Item 7.01 Regulation FD Disclosure

        On April 11, 2005, the Company issued a press release announcing the closing of the sale of 4.1 million shares of its Common Stock at $3.50 per share, for gross proceeds of $14.35 million in a private placement to certain institutional investors. A copy of the press release is attached as Exhibit 99.1 to this report and is incorporated herein by reference.
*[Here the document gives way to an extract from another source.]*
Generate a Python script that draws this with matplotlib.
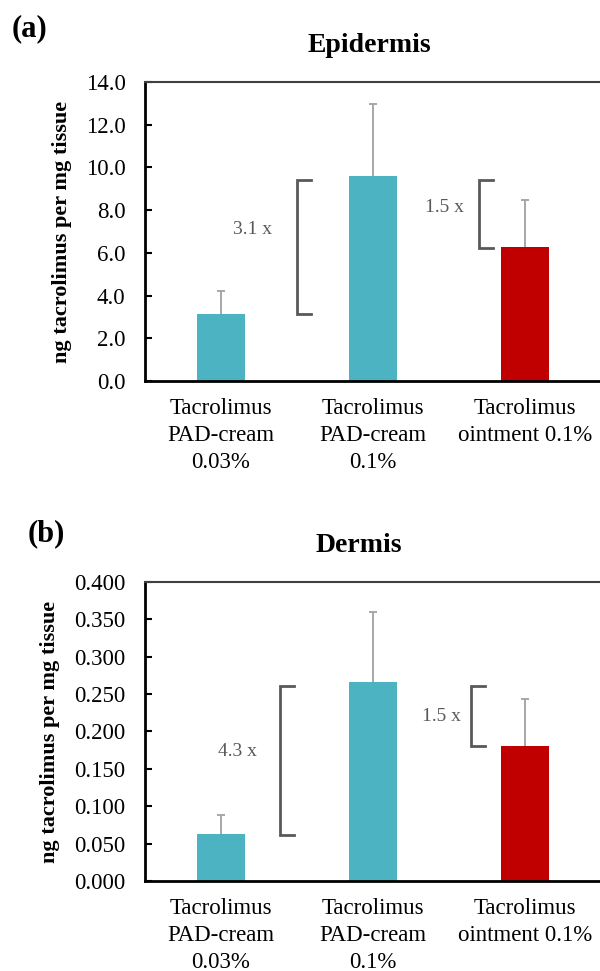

        The information in this Item 7.01 of this Current Report on Form 8-K, including Exhibit 99.1, will not be treated as filed for the purposes of Section 18 of the Securities Exchange Act of 1934 (the “Exchange Act”) or otherwise subject to the liabilities of that section. This information will not be incorporated by reference into a filing under the Securities Act of 1933, or into another filing under the Exchange Act, unless that filing expressly refers to specific information in this report. The furnishing of the information in this Item 7.01 of this Current Report is not intended to and does not, constitute a representation that such furnishing is required by Regulation FD or that the information this Item 7.01 contains is material investor information that is not otherwise publicly available.

Item 9.01. Financial Statements and Exhibits.

Exhibit Number Description
99.1 Press release dated April 11, 2005.


        Pursuant to the requirements of the Securities Exchange Act of 1934, the Registrant has duly caused this report to be signed on its behalf by the undersigned thereunto duly authorized.